Erik R. Vickstrom received a Bachelor’s degree in Sociology from Wesleyan University in 1998 and a Ph.D. in Sociology and Social Policy from Princeton University in 2013. Before graduate school, Vickstrom worked for the Radcliffe Institute for Advanced Study at Harvard, served as a Peace Corps volunteer in Guinea, ran educational programs in Senegal, and worked on USAID projects in Washington, DC. His academic interests include international migration, development, inequality, and language use.

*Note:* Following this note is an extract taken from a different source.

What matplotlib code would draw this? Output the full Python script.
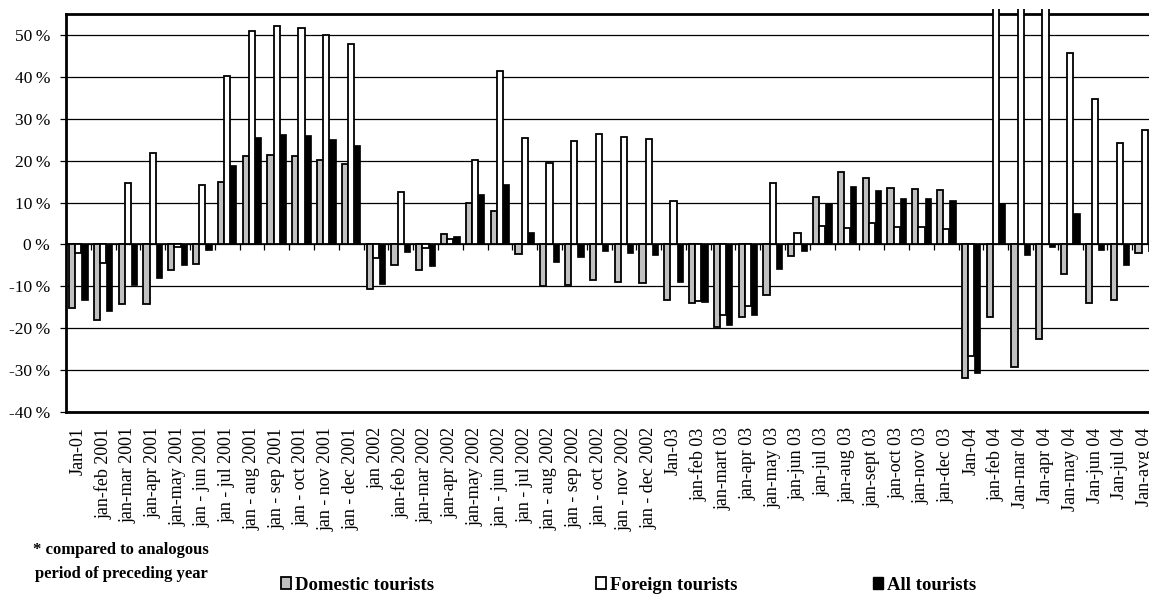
import numpy as np
import matplotlib
matplotlib.use("Agg")
import matplotlib.pyplot as plt
from matplotlib.patches import Patch
from matplotlib.transforms import Bbox, TransformedBbox

plt.rcParams['font.family'] = ['Liberation Serif', 'DejaVu Serif']

# Period labels (cumulative since January)
periods = [
    "Jan-01", "jan-feb 2001", "jan-mar 2001", "jan-apr 2001", "jan-may 2001",
    "jan - jun 2001", "jan - jul 2001", "jan - aug 2001", "jan - sep 2001",
    "jan - oct 2001", "jan - nov 2001", "jan - dec 2001",
    "jan 2002", "jan-feb 2002", "jan-mar 2002", "jan-apr 2002", "jan-may 2002",
    "jan - jun 2002", "jan - jul 2002", "jan - aug 2002", "jan - sep 2002",
    "jan - oct 2002", "jan - nov 2002", "jan - dec 2002",
    "Jan-03", "jan-feb 03", "jan-mart 03", "jan-apr 03", "jan-may 03",
    "jan-jun 03", "jan-jul 03", "jan-aug 03", "jan-sept 03", "jan-oct 03",
    "jan-nov 03", "jan-dec 03",
    "Jan-04", "jan-feb 04", "Jan-mar 04", "Jan-apr 04", "Jan-may 04",
    "Jan-jun 04", "Jan-jul 04", "Jan-avg 04",
]

# % change compared to the same period of the preceding year
domestic = [
    -15.2, -18.0, -14.2, -14.3, -6.0, -4.6, 15.0, 21.0, 21.4, 21.0, 20.2, 19.2,
    -10.6, -4.8, -6.1, 2.5, 9.8, 8.0, -2.2, -9.9, -9.7, -8.6, -9.0, -9.3,
    -13.3, -14.1, -19.8, -17.3, -12.1, -2.8, 11.3, 17.4, 15.9, 13.4, 13.3, 12.9,
    -32.0, -17.3, -29.2, -22.6, -7.1, -14.0, -13.3, -2.0,
]
foreign = [
    -2.0, -4.5, 14.6, 21.8, -0.5, 14.2, 40.3, 51.0, 52.1, 51.6, 50.1, 47.9,
    -3.2, 12.5, -0.8, 1.3, 20.2, 41.3, 25.3, 19.4, 24.8, 26.3, 25.6, 25.2,
    10.3, -13.5, -16.8, -14.8, 14.6, 2.7, 4.5, 3.9, 5.1, 4.1, 4.1, 3.8,
    -26.6, 70.0, 70.0, 70.0, 45.6, 34.7, 24.2, 27.4,
]
all_tourists = [
    -13.3, -16.0, -9.8, -8.0, -5.0, -1.4, 19.0, 25.7, 26.4, 26.0, 25.2, 23.8,
    -9.4, -1.7, -5.2, 2.1, 12.1, 14.5, 3.0, -4.2, -3.0, -1.6, -2.0, -2.5,
    -9.0, -13.7, -19.2, -16.8, -5.8, -1.6, 9.8, 14.0, 13.1, 11.0, 11.0, 10.5,
    -30.8, 9.8, -2.5, -0.5, 7.6, -1.3, -4.9, -1.5,
]

x = np.arange(len(periods))
w = 0.25

fig = plt.figure(figsize=(11.49, 6.10), dpi=100)
ax = fig.add_axes([66 / 1149, 198 / 610, 1091 / 1149, 398 / 610])

b1 = ax.bar(x - w, domestic, w, color='#c0c0c0', edgecolor='black', linewidth=1.3, zorder=3)
b2 = ax.bar(x, foreign, w, color='white', edgecolor='black', linewidth=1.3, zorder=3)
b3 = ax.bar(x + w, all_tourists, w, color='black', edgecolor='black', linewidth=0.5, zorder=3)

ax.set_xlim(-0.5, len(periods) - 0.5)
ax.set_ylim(-40, 55)

# bars that run off the top poke slightly above the frame
clip = TransformedBbox(Bbox.from_extents(-0.5, -40, len(periods) - 0.5, 56.2), ax.transData)
for p in list(b1) + list(b2) + list(b3):
    p.set_clip_box(clip)

ax.set_yticks(np.arange(-40, 51, 10))
ax.set_yticklabels([f"{v}\u2009%" for v in range(-40, 51, 10)], fontsize=12.5)
ax.yaxis.grid(True, color='black', linewidth=0.9)
ax.set_axisbelow(True)
ax.tick_params(axis='y', direction='out', length=4.5, width=0.9, pad=7)

ax.set_xticks(x)
ax.set_xticklabels(periods, rotation=90, fontsize=13)
ax.tick_params(axis='x', length=0, pad=11)

for s in ax.spines.values():
    s.set_linewidth(2)

# category axis crossing at 0% with tick marks between groups
sec = ax.secondary_xaxis(40 / 95)
sec.set_xticks(np.arange(len(periods) - 1) + 0.5)
sec.tick_params(direction='out', length=4, width=0.9, labelbottom=False)
sec.spines['bottom'].set_linewidth(1.2)

fig.text(121 / 1149, 1 - 562 / 610, "* compared to analogous\nperiod of preceding year",
         ha='center', va='center', fontsize=12, fontweight='bold', linespacing=1.75)

leg_font = {'weight': 'bold', 'size': 13.5}
for handle, label, xpos in [
    (Patch(facecolor='#c0c0c0', edgecolor='black', linewidth=1.3), "Domestic tourists", 281),
    (Patch(facecolor='white', edgecolor='black', linewidth=1.3), "Foreign tourists", 596),
    (Patch(facecolor='black', edgecolor='black'), "All tourists", 873),
]:
    fig.legend([handle], [label], loc='center left', bbox_to_anchor=(xpos / 1149, 1 - 585 / 610),
               frameon=False, prop=leg_font, borderpad=0, borderaxespad=0,
               handlelength=0.55, handleheight=0.55, handletextpad=0.2)

fig.savefig("out.png", dpi=100)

During his graduate studies, Vickstrom conducted research on migration to Europe. With Alejandro Portes, he conducted studies of academic and professional aspirations and expectations, self-identities, and parental influences and much of this work has been published in International Migration Review, The British Journal of Sociology, and Revista Internacional de Sociología. Vickstrom also collaborated with Portes on a study of diversity, social capital, and cohesion that was published in the Annual Review of Sociology. Vickstrom's dissertation, which he completed while a Graduate Fellow at the Institut National d’Études Démographiques (INED) in Paris, used data from the Migrations between Africa and Europe (MAFE) project to study the correlates and labor-market and development consequences of irregular legal status among Senegalese migrants in Europe. Results from this work are forthcoming in International Migration Review.
Vickstrom joined the U.S. Census Bureau in October 2013 as a Demographic Analyst/Survey Statistician in the Education and Social Stratification Branch. He served as the subject-matter expert for the American Community Survey's language-use and English ability data. In addition to reviewing the language data throughout the survey life cycle, he conducted research on language-related topics, including a study of the validity of the ACS's English-ability question. In 2015 he moved to the Census Bureau's International Programs area, where he designed and led capacity-building workshops and technical assistance activities in developing countries on topics such as data collection and demographic analysis and population projections.
In 2017, Vickstrom joined the Organisation for Economic Co-operation and Development (OECD) in Paris, where he works in the International Migration Division. He was one of the principal organizers of the first International Forum on Migration Statistics (IFMS), held in January 2018 at OECD headquarters. He has worked on reviews of the emigrant populations of Tunisia and Romania and has participated in the update of the OECD's Database on Immigrants in OECD Countries (DIOC).
He joined IZA as a research fellow in August 2014 and serves in his personal capacity.